Damage was greater outside of town in Cumberland down River Road, but no injuries have been reported as The Herald was going to press. The tornado was spawned by deadly weather that saw more than 100 tornados from the Alabama to Washington, D.C. that left more than 200 dead.

Farmville's tornado was fierce but not fatal.

The tornado in Ms. Woods' backyard was “whirling” everything around.

Toys were flying.

A heavy wooden swing-set was lifted up and then the tornado “threw it down like it just spit it back out,” she said.

Warning the three others in the house with her to go downstairs, Ms.

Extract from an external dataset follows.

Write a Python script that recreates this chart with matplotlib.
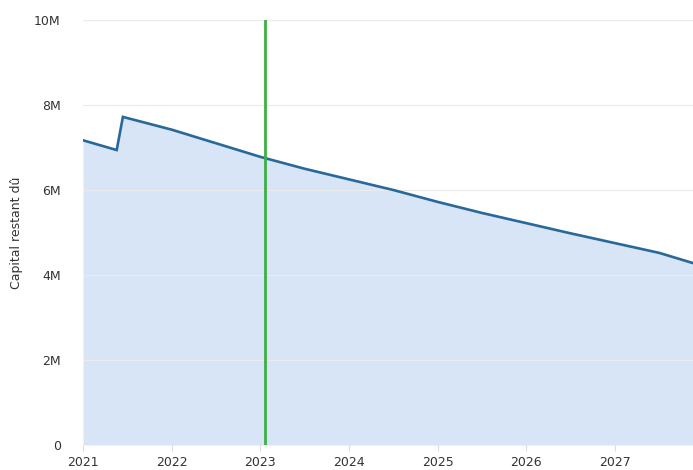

Woods said she couldn't resist another quick look outside, even though she knew she shouldn't.

Another surprise met her eyes.

“The sun was shining,” she said of the quickly moving tornado.

Neighbors were, like her, coming out of their homes. There was vinyl siding from other homes in Ms. Woods' yard and in the trees.

But everyone was safe.

Ms. Woods will never forget what she saw. The experience is an indelible part of her life.

“It amazed and scared me,” Ms. Woods said, “at the same time.”

She described herself as “almost in shock” after seeing the funnel.

There was a certain rush of excitement caught up in the moment, but Ms. Woods declared, “I hope I never see that again.

“It's a once in a lifetime thing,” she added, “but I'm over it now.”

Bolt Street resident Jimmy Womack said the tornado “sounded like a train popped the hill.

“It hit us in seconds.

“We had no time for nothing,” he said Thursday morning.

The window was blown out of Womack's bedroom and the pictures were whooshed off the walls.

He looked outside and saw “just a swirl of trash and limbs.”

Womack estimates the tornado lasted for 20 seconds.

His mother, Estelle, was in the bathtub when the tornado hit.

“She came out and asked me 'What were you hollering about? Did anything happen?'” Womack said.

A tornado happened.

Womack said his dog, who had been laying down in the bedroom, was most frightened by the brief but fierce storming.

“I didn't see him for ten minutes” after the tornado left, Womack said.

A tornado that tore up Womack's shed and the back part of the roof of the house.

As The Herald went to press Thursday, most of the region remained under a tornado watch.

Farmville was under a tornado seen Wednesday night.